# START OF Information provided

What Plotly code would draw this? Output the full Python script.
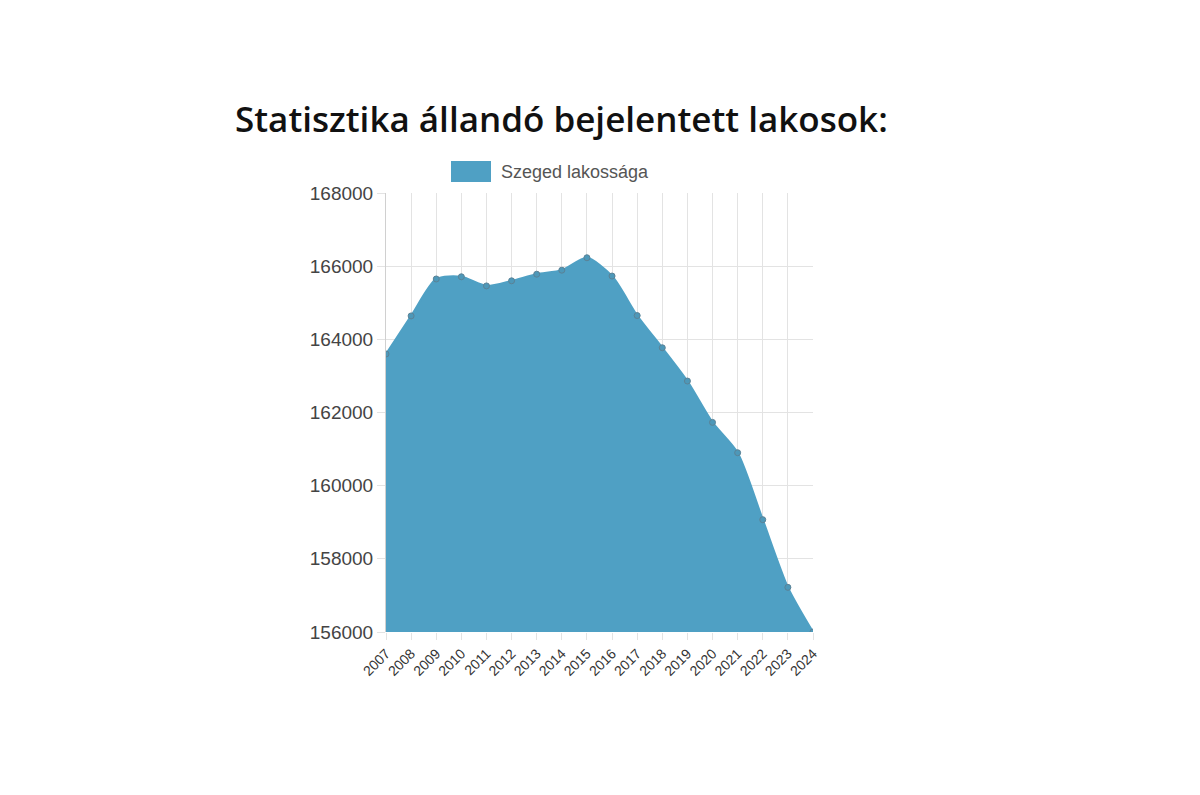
import plotly.graph_objects as go

years = [str(y) for y in range(2007, 2025)]
population = [163600, 164640, 165650, 165710, 165460, 165600, 165780, 165890,
              166230, 165730, 164650, 163770, 162860, 161730, 160900, 159070,
              157220, 156000]
y_ticks = [156000, 158000, 160000, 162000, 164000, 166000, 168000]
series_name = "Szeged lakossága"
title_text = "Statisztika állandó bejelentett lakosok:"

FILL = "#4fa0c4"

fig = go.Figure()
fig.add_trace(go.Scatter(
    x=years, y=population, mode="lines+markers", name=series_name,
    fill="tozeroy", fillcolor=FILL,
    line=dict(color=FILL, width=2, shape="spline", smoothing=0.7),
    marker=dict(size=6, color="#4d98b9", line=dict(color="#5b8296", width=1)),
    showlegend=False, cliponaxis=True,
))

# page body has an 8px offset; work in screen pixels and convert
OFF = 8
W, H = 1184, 779
L, T = 386 - OFF, 193 - OFF
pw, ph = 427, 439
R = W - L - pw
B = H - T - ph

def px_to_paper(x, y):
    x -= OFF
    y -= OFF
    return (x - L) / pw, (T + ph - y) / ph

# legend box + text
x0, y0 = px_to_paper(451, 182)
x1, y1 = px_to_paper(491, 161)
fig.add_shape(type="rect", xref="paper", yref="paper", x0=x0, y0=y0, x1=x1, y1=y1,
              fillcolor=FILL, line=dict(width=0))
tx, ty = px_to_paper(499, 172)
fig.add_annotation(xref="paper", yref="paper", x=tx, y=ty, text=series_name,
                   showarrow=False, xanchor="left", yanchor="middle",
                   font=dict(family="Liberation Sans, Arial", size=18, color="#555555"))
hx, hy = px_to_paper(561, 119)
fig.add_annotation(xref="paper", yref="paper", x=hx, y=hy, text=title_text,
                   showarrow=False, xanchor="center", yanchor="middle",
                   font=dict(family="Open Sans", size=35, color="#111111", weight=600))

fig.update_layout(
    width=W, height=H,
    margin=dict(l=L, r=R, t=T, b=B, pad=0),
    paper_bgcolor="white", plot_bgcolor="white",
    showlegend=False,
)
fig.update_xaxes(
    type="category", range=[0, len(years) - 1],
    showgrid=True, gridcolor="#e3e3e3", gridwidth=1,
    ticks="outside", ticklen=7, tickcolor="#e3e3e3",
    tickangle=-45, tickfont=dict(family="Liberation Sans, Arial", size=14, color="#333333"),
    showline=False, zeroline=False,
)
fig.update_yaxes(
    range=[156000, 168000], tickvals=y_ticks, ticktext=[str(v) for v in y_ticks],
    showgrid=True, gridcolor="#e3e3e3", gridwidth=1,
    ticks="outside", ticklen=8, tickcolor="#e3e3e3",
    tickfont=dict(family="Liberation Sans, Arial", size=19, color="#444444"),
    showline=True, linecolor="#d0d0d0", zeroline=False,
)

fig.write_html("out.html")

# END OF Information provided

Your goal: Copy each line exactly, and leave the pictures out of your copy.

Output below:
What Plotly code would draw this? Output the full Python script.
import plotly.graph_objects as go

years = [str(y) for y in range(2007, 2025)]
population = [163600, 164640, 165650, 165710, 165460, 165600, 165780, 165890,
              166230, 165730, 164650, 163770, 162860, 161730, 160900, 159070,
              157220, 156000]
y_ticks = [156000, 158000, 160000, 162000, 164000, 166000, 168000]
series_name = "Szeged lakossága"
title_text = "Statisztika állandó bejelentett lakosok:"

FILL = "#4fa0c4"

fig = go.Figure()
fig.add_trace(go.Scatter(
    x=years, y=population, mode="lines+markers", name=series_name,
    fill="tozeroy", fillcolor=FILL,
    line=dict(color=FILL, width=2, shape="spline", smoothing=0.7),
    marker=dict(size=6, color="#4d98b9", line=dict(color="#5b8296", width=1)),
    showlegend=False, cliponaxis=True,
))

# page body has an 8px offset; work in screen pixels and convert
OFF = 8
W, H = 1184, 779
L, T = 386 - OFF, 193 - OFF
pw, ph = 427, 439
R = W - L - pw
B = H - T - ph

def px_to_paper(x, y):
    x -= OFF
    y -= OFF
    return (x - L) / pw, (T + ph - y) / ph

# legend box + text
x0, y0 = px_to_paper(451, 182)
x1, y1 = px_to_paper(491, 161)
fig.add_shape(type="rect", xref="paper", yref="paper", x0=x0, y0=y0, x1=x1, y1=y1,
              fillcolor=FILL, line=dict(width=0))
tx, ty = px_to_paper(499, 172)
fig.add_annotation(xref="paper", yref="paper", x=tx, y=ty, text=series_name,
                   showarrow=False, xanchor="left", yanchor="middle",
                   font=dict(family="Liberation Sans, Arial", size=18, color="#555555"))
hx, hy = px_to_paper(561, 119)
fig.add_annotation(xref="paper", yref="paper", x=hx, y=hy, text=title_text,
                   showarrow=False, xanchor="center", yanchor="middle",
                   font=dict(family="Open Sans", size=35, color="#111111", weight=600))

fig.update_layout(
    width=W, height=H,
    margin=dict(l=L, r=R, t=T, b=B, pad=0),
    paper_bgcolor="white", plot_bgcolor="white",
    showlegend=False,
)
fig.update_xaxes(
    type="category", range=[0, len(years) - 1],
    showgrid=True, gridcolor="#e3e3e3", gridwidth=1,
    ticks="outside", ticklen=7, tickcolor="#e3e3e3",
    tickangle=-45, tickfont=dict(family="Liberation Sans, Arial", size=14, color="#333333"),
    showline=False, zeroline=False,
)
fig.update_yaxes(
    range=[156000, 168000], tickvals=y_ticks, ticktext=[str(v) for v in y_ticks],
    showgrid=True, gridcolor="#e3e3e3", gridwidth=1,
    ticks="outside", ticklen=8, tickcolor="#e3e3e3",
    tickfont=dict(family="Liberation Sans, Arial", size=19, color="#444444"),
    showline=True, linecolor="#d0d0d0", zeroline=False,
)

fig.write_html("out.html")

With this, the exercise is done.